#### EXERCISE DETAILS
Repeat every line of the listing below exactly, minus the pictures.
<<<<
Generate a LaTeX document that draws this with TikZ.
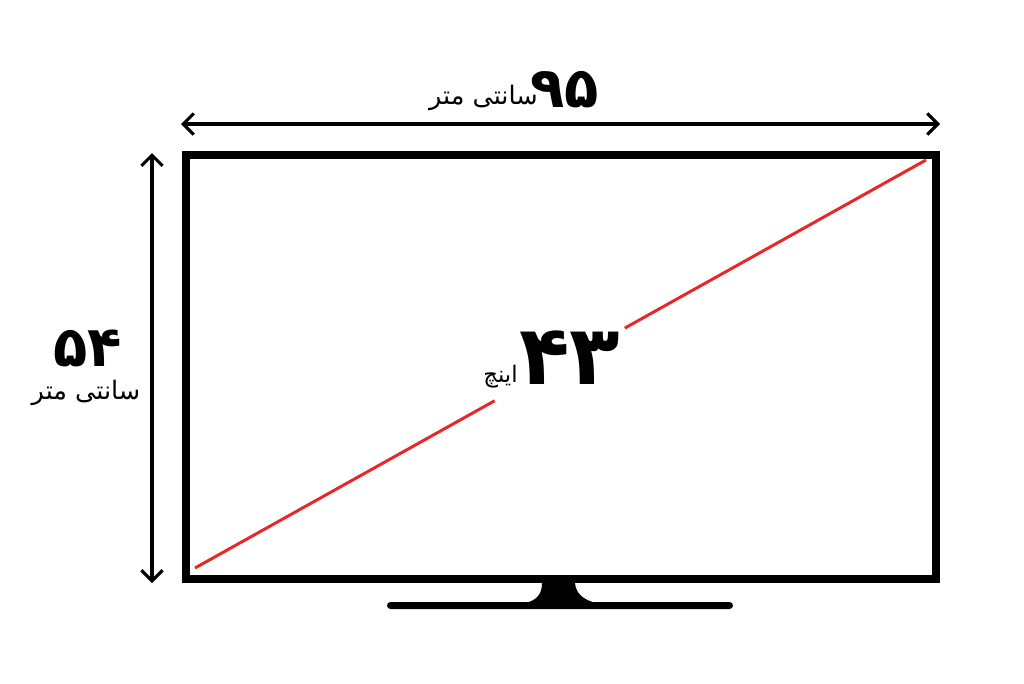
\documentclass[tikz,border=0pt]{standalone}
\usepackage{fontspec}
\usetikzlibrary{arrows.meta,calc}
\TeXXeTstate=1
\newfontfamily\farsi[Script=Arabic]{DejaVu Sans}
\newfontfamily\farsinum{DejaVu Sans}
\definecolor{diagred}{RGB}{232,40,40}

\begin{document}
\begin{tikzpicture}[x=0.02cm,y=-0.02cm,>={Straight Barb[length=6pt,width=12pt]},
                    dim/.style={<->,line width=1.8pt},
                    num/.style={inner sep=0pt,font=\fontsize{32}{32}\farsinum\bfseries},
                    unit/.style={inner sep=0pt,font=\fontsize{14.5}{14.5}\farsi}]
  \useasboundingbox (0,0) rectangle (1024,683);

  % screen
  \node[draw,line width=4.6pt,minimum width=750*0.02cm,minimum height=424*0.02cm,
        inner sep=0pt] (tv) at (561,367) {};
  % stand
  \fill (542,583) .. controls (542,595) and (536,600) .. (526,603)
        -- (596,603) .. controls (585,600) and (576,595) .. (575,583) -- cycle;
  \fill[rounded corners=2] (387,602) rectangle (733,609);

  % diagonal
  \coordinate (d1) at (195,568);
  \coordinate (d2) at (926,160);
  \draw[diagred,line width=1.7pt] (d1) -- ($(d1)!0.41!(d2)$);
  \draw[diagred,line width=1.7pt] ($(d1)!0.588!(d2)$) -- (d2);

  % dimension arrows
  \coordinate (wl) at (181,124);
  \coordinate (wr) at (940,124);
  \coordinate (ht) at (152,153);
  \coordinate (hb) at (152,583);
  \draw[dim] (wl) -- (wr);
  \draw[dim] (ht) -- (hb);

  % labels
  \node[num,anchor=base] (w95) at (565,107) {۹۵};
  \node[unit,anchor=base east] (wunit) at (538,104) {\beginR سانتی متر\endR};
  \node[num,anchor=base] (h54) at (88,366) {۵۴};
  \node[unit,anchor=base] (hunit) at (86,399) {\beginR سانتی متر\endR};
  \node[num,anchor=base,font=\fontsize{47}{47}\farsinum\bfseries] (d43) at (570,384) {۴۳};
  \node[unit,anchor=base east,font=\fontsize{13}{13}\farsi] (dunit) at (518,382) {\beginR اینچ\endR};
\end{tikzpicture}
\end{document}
>>>>
#### RESPONSE TO THIS EXERCISE
Generate a LaTeX document that draws this with TikZ.
\documentclass[tikz,border=0pt]{standalone}
\usepackage{fontspec}
\usetikzlibrary{arrows.meta,calc}
\TeXXeTstate=1
\newfontfamily\farsi[Script=Arabic]{DejaVu Sans}
\newfontfamily\farsinum{DejaVu Sans}
\definecolor{diagred}{RGB}{232,40,40}

\begin{document}
\begin{tikzpicture}[x=0.02cm,y=-0.02cm,>={Straight Barb[length=6pt,width=12pt]},
                    dim/.style={<->,line width=1.8pt},
                    num/.style={inner sep=0pt,font=\fontsize{32}{32}\farsinum\bfseries},
                    unit/.style={inner sep=0pt,font=\fontsize{14.5}{14.5}\farsi}]
  \useasboundingbox (0,0) rectangle (1024,683);

  % screen
  \node[draw,line width=4.6pt,minimum width=750*0.02cm,minimum height=424*0.02cm,
        inner sep=0pt] (tv) at (561,367) {};
  % stand
  \fill (542,583) .. controls (542,595) and (536,600) .. (526,603)
        -- (596,603) .. controls (585,600) and (576,595) .. (575,583) -- cycle;
  \fill[rounded corners=2] (387,602) rectangle (733,609);

  % diagonal
  \coordinate (d1) at (195,568);
  \coordinate (d2) at (926,160);
  \draw[diagred,line width=1.7pt] (d1) -- ($(d1)!0.41!(d2)$);
  \draw[diagred,line width=1.7pt] ($(d1)!0.588!(d2)$) -- (d2);

  % dimension arrows
  \coordinate (wl) at (181,124);
  \coordinate (wr) at (940,124);
  \coordinate (ht) at (152,153);
  \coordinate (hb) at (152,583);
  \draw[dim] (wl) -- (wr);
  \draw[dim] (ht) -- (hb);

  % labels
  \node[num,anchor=base] (w95) at (565,107) {۹۵};
  \node[unit,anchor=base east] (wunit) at (538,104) {\beginR سانتی متر\endR};
  \node[num,anchor=base] (h54) at (88,366) {۵۴};
  \node[unit,anchor=base] (hunit) at (86,399) {\beginR سانتی متر\endR};
  \node[num,anchor=base,font=\fontsize{47}{47}\farsinum\bfseries] (d43) at (570,384) {۴۳};
  \node[unit,anchor=base east,font=\fontsize{13}{13}\farsi] (dunit) at (518,382) {\beginR اینچ\endR};
\end{tikzpicture}
\end{document}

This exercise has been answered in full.